Amontillado Seco, Bodegas Lustau
Atun rojo con miel, migas manchegas, couscous y cebolliatas (Red Tuna with Honey, Maghreb Spices, Couscous and Scallions)
Pairing Notes
The Amontillado Seco is slightly bitter with oak on the nose and a toasted, honey flavor on the palate that matches and rounds out the spiced and honey-marinated tuna.
Palo Cortado “Marqués de Rodil”, Bodegas Emilio Hidalgo
Choco plancha con butifarra de Chiclana y alioli de pera (Cuttlefish with Butifarra from Chiclana and Pear Aioli)
Pairing Notes
Light gold in color, Palo Cortado is slightly sweet on the nose but crisp and dry on the palate. It is a dexterous, mid-bodied Sherry that pairs with both meat and seafood, making it the perfect match for this dish featuring a cube of butifarra sausage and sautéed cuttlefish. The Palo Cortado stands up well to the rich, sweet pork sausage without overwhelming the flavor of the creamy cuttlefish. A delicate aioli with pear segments binds the two components on the plate.
Dry Oloroso “Bailen Oloroso”, Bodegas Osborne
Santa Maria Cream, Bodegas Osborne
Pastel árabe con puré de hierbabuena (Arab Pastel with Quail, Mint Cream and Pedro Ximenez)
Pairing Notes
Oloroso is the classic pairing for meat, deep golden-brown, aromatic and slightly sweet and spiced on the nose and the palate. Cremoso is a blend of Oloroso and Pedro Ximenez that, according to Monje, many outside the region prefer for its sweetness. Oloroso was hands-down the better pairing of the two; the mix of sweet, savory and spiced notes in the glass mirror the luxurious Pedro Ximenez-glazed quail without overwhelming. Monje prefers to serve Oloroso in a deep, wide red wine glass, at room temperature, to better release the multi-layered flavors and scents.
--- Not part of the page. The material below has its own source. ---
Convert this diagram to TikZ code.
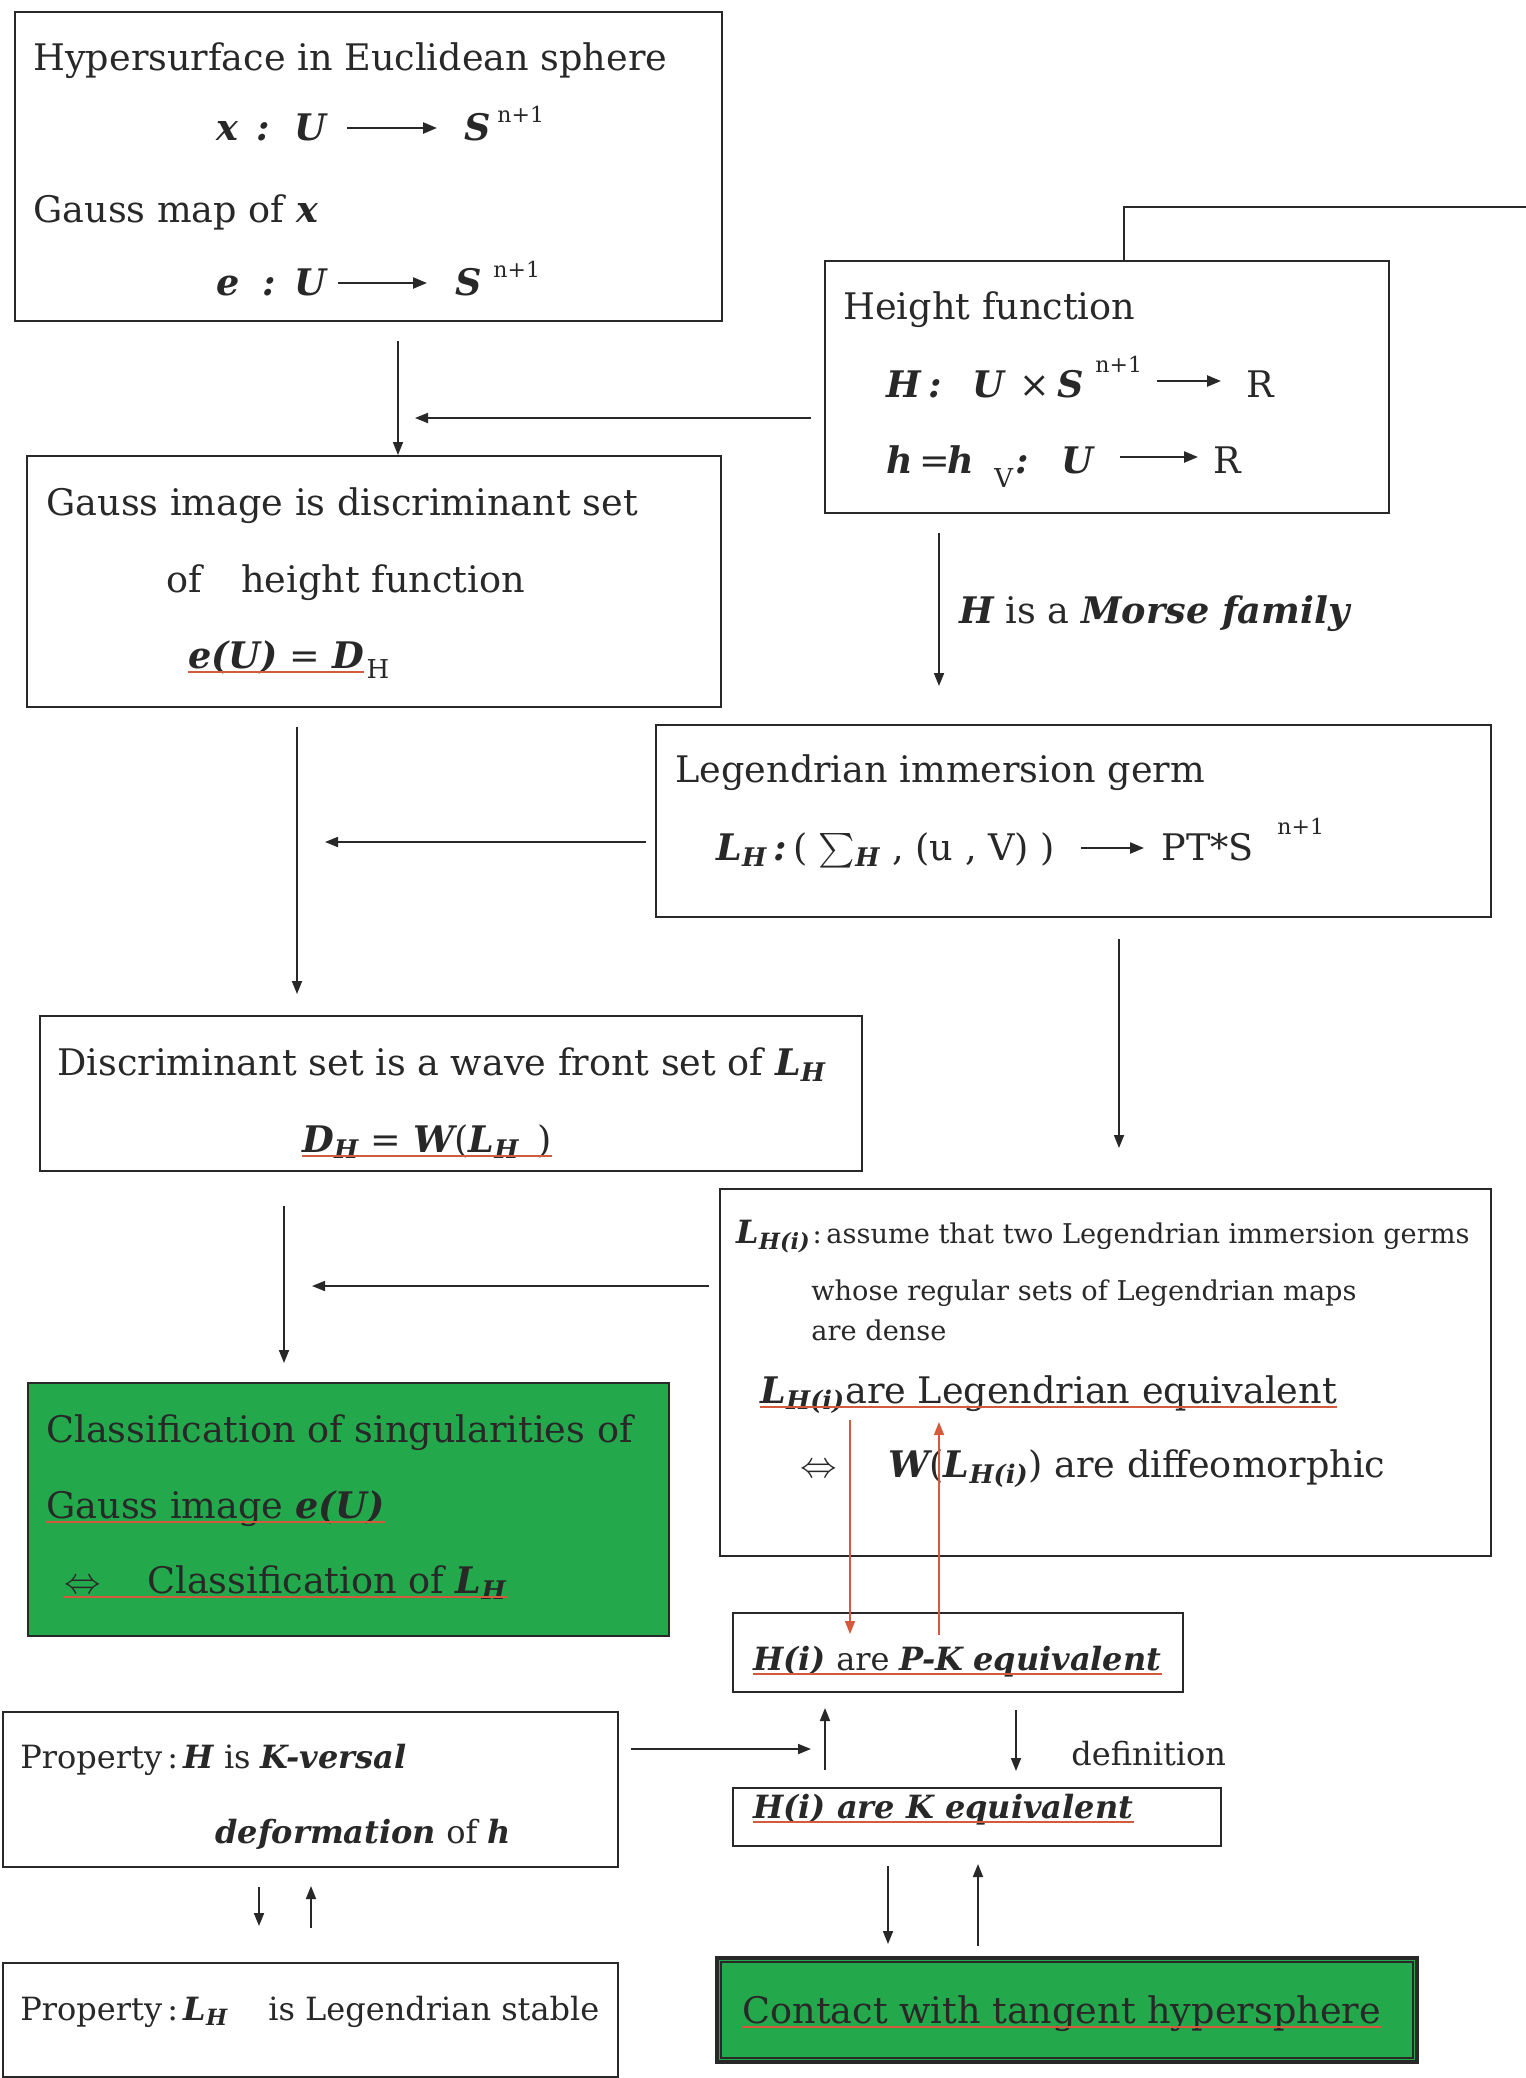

Pedro Ximenez “Romante”, Bodegas Sanchez Romante
Tiramisu “crocant” con helado de moro y vinagre de Jerez (Tiramisu with Blackberry Ice Cream and Jerez Vinegar)
Pairing Notes
Pedro Ximenez is the thickest, richest and sweetest of the sherries. It is a dark, impenetrable brown with golden highlights, unctuous and raisin-y in flavor. It is generally served with, or as, dessert, though it's the undisputed favorite cooking sherry of regional chefs. As a sauce and as a vinegar it pairs beautifully with local beef, pork and fish, and is commonly found in the desserts it accompanies. It is a logical pairing for the sweet blackberry ice cream drizzled with Pedro Ximenez vinegar, and a faultless one.